Actually Frank is correct, my mistake, it should definetely be sort_by
and not sort.. I should have reviewed it more thoroughly before
responding..

ilan
 
F

Florian Frank

Daniel said:
It's random for me. Both work.

No, really, it isn't. It may "look random", but try sorting (1..10) many
times and ponder the coincidence.
 
J

Joao Silva

Florian said:
No, really, it isn't. It may "look random", but try sorting (1..10) many
times and ponder the coincidence.

That's because sort{ foo } expects foo to be in -1,0,1.

rand() is always [0, 1).

rand(2)-1 is (-1,1) however and thus will work just fine. :)

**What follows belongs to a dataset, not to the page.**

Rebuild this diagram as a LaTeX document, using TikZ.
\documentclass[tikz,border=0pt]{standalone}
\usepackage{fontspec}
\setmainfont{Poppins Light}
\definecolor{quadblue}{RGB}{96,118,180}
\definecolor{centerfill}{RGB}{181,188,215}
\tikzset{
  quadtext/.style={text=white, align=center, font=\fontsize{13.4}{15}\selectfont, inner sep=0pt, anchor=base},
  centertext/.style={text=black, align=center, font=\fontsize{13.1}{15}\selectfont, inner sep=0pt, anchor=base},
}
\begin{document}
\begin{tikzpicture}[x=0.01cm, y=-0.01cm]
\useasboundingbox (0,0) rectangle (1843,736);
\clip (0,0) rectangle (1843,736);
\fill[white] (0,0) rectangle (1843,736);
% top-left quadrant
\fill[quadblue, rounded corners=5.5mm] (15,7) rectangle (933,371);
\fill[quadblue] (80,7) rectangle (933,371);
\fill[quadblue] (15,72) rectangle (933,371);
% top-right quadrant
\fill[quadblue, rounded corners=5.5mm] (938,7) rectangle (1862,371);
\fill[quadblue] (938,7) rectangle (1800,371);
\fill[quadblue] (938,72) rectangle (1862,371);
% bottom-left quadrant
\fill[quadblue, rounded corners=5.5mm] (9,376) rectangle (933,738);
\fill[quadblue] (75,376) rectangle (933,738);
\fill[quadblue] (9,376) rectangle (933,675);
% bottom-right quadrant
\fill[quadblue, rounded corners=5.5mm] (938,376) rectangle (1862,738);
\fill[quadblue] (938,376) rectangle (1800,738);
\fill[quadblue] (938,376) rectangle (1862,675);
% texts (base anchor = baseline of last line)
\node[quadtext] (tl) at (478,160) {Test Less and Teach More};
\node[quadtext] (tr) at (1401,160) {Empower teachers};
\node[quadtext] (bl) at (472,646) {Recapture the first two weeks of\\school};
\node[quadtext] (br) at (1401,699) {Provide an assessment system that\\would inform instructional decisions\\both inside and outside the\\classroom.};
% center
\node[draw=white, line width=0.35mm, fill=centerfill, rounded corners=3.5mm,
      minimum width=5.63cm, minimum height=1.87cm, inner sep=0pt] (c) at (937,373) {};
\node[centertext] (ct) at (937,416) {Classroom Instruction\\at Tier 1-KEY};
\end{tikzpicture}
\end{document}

One could do sort{rand <=> rand}, but that's ~9x slower by my testing.

irb(main):163:0> (1..10).to_a.sort{rand }
=> [10, 6, 1, 7, 3, 8, 5, 9, 4, 2]
irb(main):164:0> (1..10).to_a.sort{rand }
=> [10, 6, 1, 7, 3, 8, 5, 9, 4, 2]
irb(main):165:0> (1..11).to_a.sort{rand }
=> [11, 6, 1, 7, 3, 8, 5, 9, 4, 10, 2]
irb(main):166:0> (1..12).to_a.sort{rand }
=> [12, 7, 1, 8, 3, 9, 5, 10, 2, 11, 6, 4]

vs

irb(main):186:0> (1..12).to_a.sort{rand(2) -1}
=> [1, 2, 6, 11, 9, 4, 8, 7, 5, 10, 3, 12]
irb(main):187:0> (1..12).to_a.sort{rand(2) -1}
=> [1, 9, 8, 3, 5, 6, 11, 4, 2, 10, 7, 12]

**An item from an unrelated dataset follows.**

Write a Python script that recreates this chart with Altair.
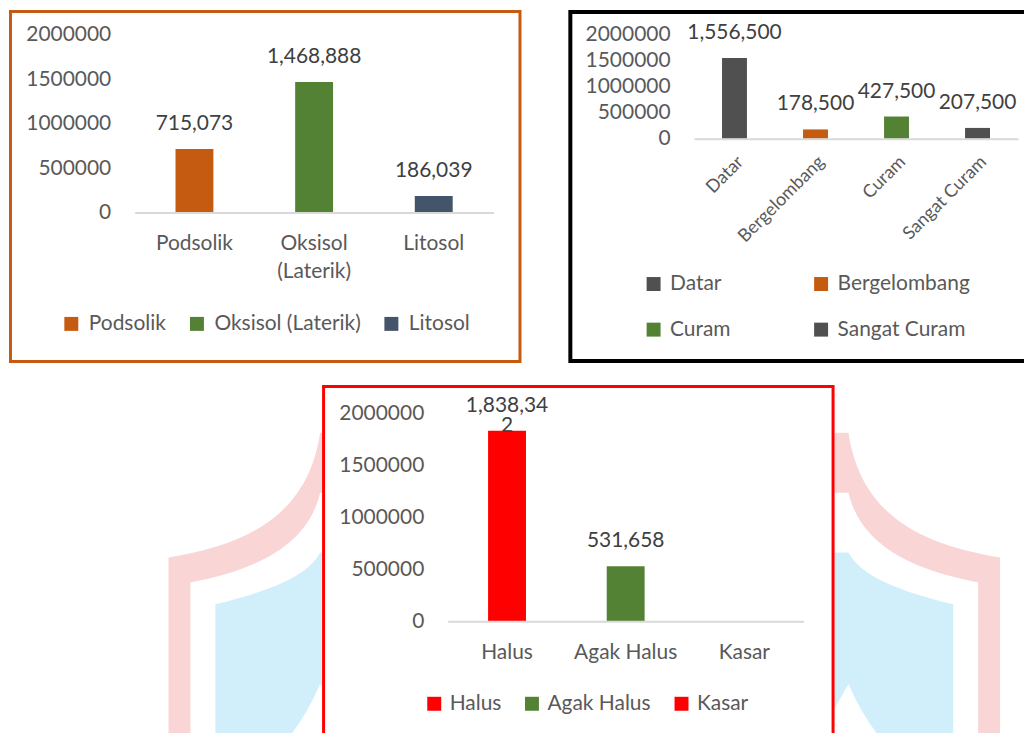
import base64
import altair as alt
import pandas as pd

FONT = "Lato"
AXIS_GREY = "#595959"
LABEL_GREY = "#404040"

# ---------------- data ----------------
soil_types = ["Podsolik", "Oksisol (Laterik)", "Litosol"]
soil_area = [715073, 1468888, 186039]
soil_colors = ["#C55A11", "#548235", "#44546A"]

slope_classes = ["Datar", "Bergelombang", "Curam", "Sangat Curam"]
slope_area = [1556500, 178500, 427500, 207500]
slope_colors = ["#505050", "#C55A11", "#548235", "#505050"]

texture_classes = ["Halus", "Agak Halus", "Kasar"]
texture_area = [1838342, 531658, None]
texture_colors = ["#FF0000", "#548235", "#FF0000"]

y_ticks = [0, 500000, 1000000, 1500000, 2000000]

ONE = pd.DataFrame({"_": [0]})

# faint background watermark (decoration only) behind the lower chart
WATERMARK_SVG = """<svg xmlns='http://www.w3.org/2000/svg' width='1018' height='349' viewBox='0 0 1018 349'>
<g>
<path d='M160,173 C240,160 300,130 312,48 L340,48 L340,349 L160,349 Z' fill='#F9D6D5'/>
<path d='M182,198 C250,185 300,160 312,108 L340,108 L340,349 L182,349 Z' fill='#FFFFFF'/>
<path d='M207,220 C260,207 300,192 312,168 L340,168 L340,349 L207,349 Z' fill='#D0EFFB'/>
<path d='M312,300 Q300,328 284,349 L340,349 Z' fill='#FFFFFF'/>
</g>
<g transform='translate(1154,0) scale(-1,1)'>
<path d='M160,173 C240,160 300,130 312,48 L340,48 L340,349 L160,349 Z' fill='#F9D6D5'/>
<path d='M182,198 C250,185 300,160 312,108 L340,108 L340,349 L182,349 Z' fill='#FFFFFF'/>
<path d='M207,220 C260,207 300,192 312,168 L340,168 L340,349 L207,349 Z' fill='#D0EFFB'/>
<path d='M312,300 Q300,328 284,349 L340,349 Z' fill='#FFFFFF'/>
</g>
<rect x='314' y='0' width='514' height='349' fill='#FFFFFF'/>
</svg>"""
WATERMARK_URI = "data:image/svg+xml;base64," + base64.b64encode(WATERMARK_SVG.encode()).decode()


def border(color, width, x0, x1, y0, y1, sides):
    h = width / 2
    layers = []
    base = alt.Chart(ONE)
    if "top" in sides:
        layers.append(base.mark_rule(color=color, strokeWidth=width).encode(
            x=alt.value(x0 + h), x2=alt.value(x1 - h), y=alt.value(y0 + h)))
    if "bottom" in sides:
        layers.append(base.mark_rule(color=color, strokeWidth=width).encode(
            x=alt.value(x0 + h), x2=alt.value(x1 - h), y=alt.value(y1 - h)))
    if "left" in sides:
        layers.append(base.mark_rule(color=color, strokeWidth=width, strokeCap="square").encode(
            x=alt.value(x0 + h), y=alt.value(y0 + h), y2=alt.value(y1 - h)))
    if "right" in sides:
        layers.append(base.mark_rule(color=color, strokeWidth=width, strokeCap="square").encode(
            x=alt.value(x1 - h), y=alt.value(y0 + h), y2=alt.value(y1 - h)))
    return layers


def panel(cats, vals, colors, W, H, y_rng, x_rng, ylab_x, bar_size,
          x_axis, legend, frame, wrap_at=None, tick_font=21, label_font=21):
    df = pd.DataFrame({"cat": cats, "val": vals})
    base = alt.Chart(df)
    x_enc = alt.X("cat:N", sort=cats,
                  scale=alt.Scale(domain=cats, range=x_rng, paddingInner=0, paddingOuter=0),
                  axis=x_axis)
    y_enc = alt.Y("val:Q",
                  scale=alt.Scale(domain=[0, 2000000], range=y_rng, nice=False),
                  axis=alt.Axis(values=y_ticks, format="d", offset=-ylab_x, domain=False,
                                ticks=False, tickSize=0, labelPadding=0, grid=False, zindex=1,
                                labelFont=FONT, labelFontSize=tick_font, labelColor=AXIS_GREY,
                                title=None))
    bars = base.mark_bar(size=bar_size).encode(
        x=x_enc, y=y_enc,
        color=alt.Color("cat:N", scale=alt.Scale(domain=cats, range=colors), legend=legend),
    )
    if wrap_at:
        lab_expr = (f"length(datum.s) > {wrap_at} ? substring(datum.s, 0, {wrap_at}) + '\\n' + "
                    f"substring(datum.s, {wrap_at}) : datum.s")
    else:
        lab_expr = "datum.s"
    texts = base.transform_filter("isValid(datum.val)").transform_calculate(
        s="format(datum.val, ',')"
    ).transform_calculate(lab=lab_expr).mark_text(
        dy=-19, baseline="alphabetic", font=FONT, fontSize=label_font, color=LABEL_GREY,
        lineBreak="\n", lineHeight=20,
    ).encode(x=x_enc, y=y_enc, text="lab:N")
    layers = frame + [bars, texts]
    return alt.layer(*layers).properties(width=W, height=H)


# ---------- panel 1 : soil type ----------
p1 = panel(
    soil_types, soil_area, soil_colors, 514, 354, [203, 25], [126, 486], 102, 38,
    alt.Axis(orient="bottom", offset=-151, domainColor="#D9D9D9", domainWidth=2, zindex=1,
             ticks=False, tickSize=0, labelPadding=20, labelAngle=0,
             labelFont=FONT, labelFontSize=21, labelColor=AXIS_GREY, labelLineHeight=28,
             labelExpr="indexof(datum.value, ' (') > 0 ? split(datum.value, ' ') : datum.value",
             title=None),
    alt.Legend(orient="none", legendX=52, legendY=304, direction="horizontal", title=None,
               symbolType="square", symbolSize=196, symbolStrokeWidth=0,
               labelFont=FONT, labelFontSize=21, labelColor=AXIS_GREY, labelOffset=7,
               labelLimit=400, columnPadding=20, padding=0),
    border("#C55A11", 3, 0, 514, 0, 354, ["top", "bottom", "left", "right"]),
)

# ---------- panel 2 : slope ----------
p2 = panel(
    slope_classes, slope_area, slope_colors, 459, 354, [129, 25], [126, 451], 102, 25,
    alt.Axis(orient="bottom", offset=-225, domainColor="#D9D9D9", domainWidth=2, zindex=1,
             ticks=False, tickSize=0, labelPadding=14, labelAngle=-45,
             labelAlign="right", labelBaseline="top",
             labelFont=FONT, labelFontSize=18, labelColor=AXIS_GREY, title=None),
    alt.Legend(orient="none", legendX=75, legendY=264, direction="horizontal", columns=2,
               title=None, symbolType="square", symbolSize=196, symbolStrokeWidth=0,
               labelFont=FONT, labelFontSize=21, labelColor=AXIS_GREY, labelOffset=6,
               labelLimit=400, columnPadding=80, rowPadding=24, padding=0),
    border("#000000", 4, 0, 459, 0, 354, ["top", "bottom", "left"]),
)

# ---------- panel 3 : texture ----------
watermark = alt.Chart(ONE).mark_image(
    url=WATERMARK_URI, width=1018, height=349, align="left", baseline="top", aspect=False
).encode(x=alt.value(0), y=alt.value(0))

p3 = panel(
    texture_classes, texture_area, texture_colors, 1018, 349, [237, 29], [440, 797], 416, 38,
    alt.Axis(orient="bottom", offset=-112, domainColor="#D9D9D9", domainWidth=2, zindex=1,
             ticks=False, tickSize=0, labelPadding=20, labelAngle=0,
             labelFont=FONT, labelFontSize=21, labelColor=AXIS_GREY, title=None),
    alt.Legend(orient="none", legendX=416, legendY=309, direction="horizontal", title=None,
               symbolType="square", symbolSize=196, symbolStrokeWidth=0,
               labelFont=FONT, labelFontSize=21, labelColor=AXIS_GREY, labelOffset=5,
               labelLimit=400, columnPadding=20, padding=0),
    [watermark] + border("#FF0000", 3, 314, 828, 0, 349, ["top", "left", "right"]),
    wrap_at=8,
)

top = alt.hconcat(p1, p2, spacing=45).resolve_scale(color="independent", x="independent", y="independent")
chart = alt.vconcat(top, p3, spacing=20).resolve_scale(
    color="independent", x="independent", y="independent"
).properties(padding=0, background="white").configure_view(strokeWidth=0)

chart.save("out.html", embed_options={"renderer": "svg", "actions": False})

- Sai http://saizai.com, who is too lazy to remember his actual account
pass right now
 
R

Robert Klemme

2008/5/15 Joao Silva said:
That's because sort{ foo } expects foo to be in -1,0,1.

I don't think so - the sign is important:

irb(main):001:0> (1..10).sort { -1 }
=> [1, 2, 3, 7, 4, 9, 5, 8, 6, 10]
irb(main):002:0> (1..10).sort { 1 }
=> [10, 6, 1, 7, 3, 8, 5, 9, 4, 2]
irb(main):003:0> (1..10).sort { 10 }
=> [10, 6, 1, 7, 3, 8, 5, 9, 4, 2]
irb(main):004:0> (1..10).sort { -10 }
=> [1, 2, 3, 7, 4, 9, 5, 8, 6, 10]
rand() is always [0, 1).

Did you mean [0,1[?
rand(2)-1 is (-1,1) however and thus will work just fine. :)

rand(2)-1 is (-1,0). I would rather do rand(3)-1 or rand(2) - 0.5 -
But all this is worse than sort_by { rand } IMHO.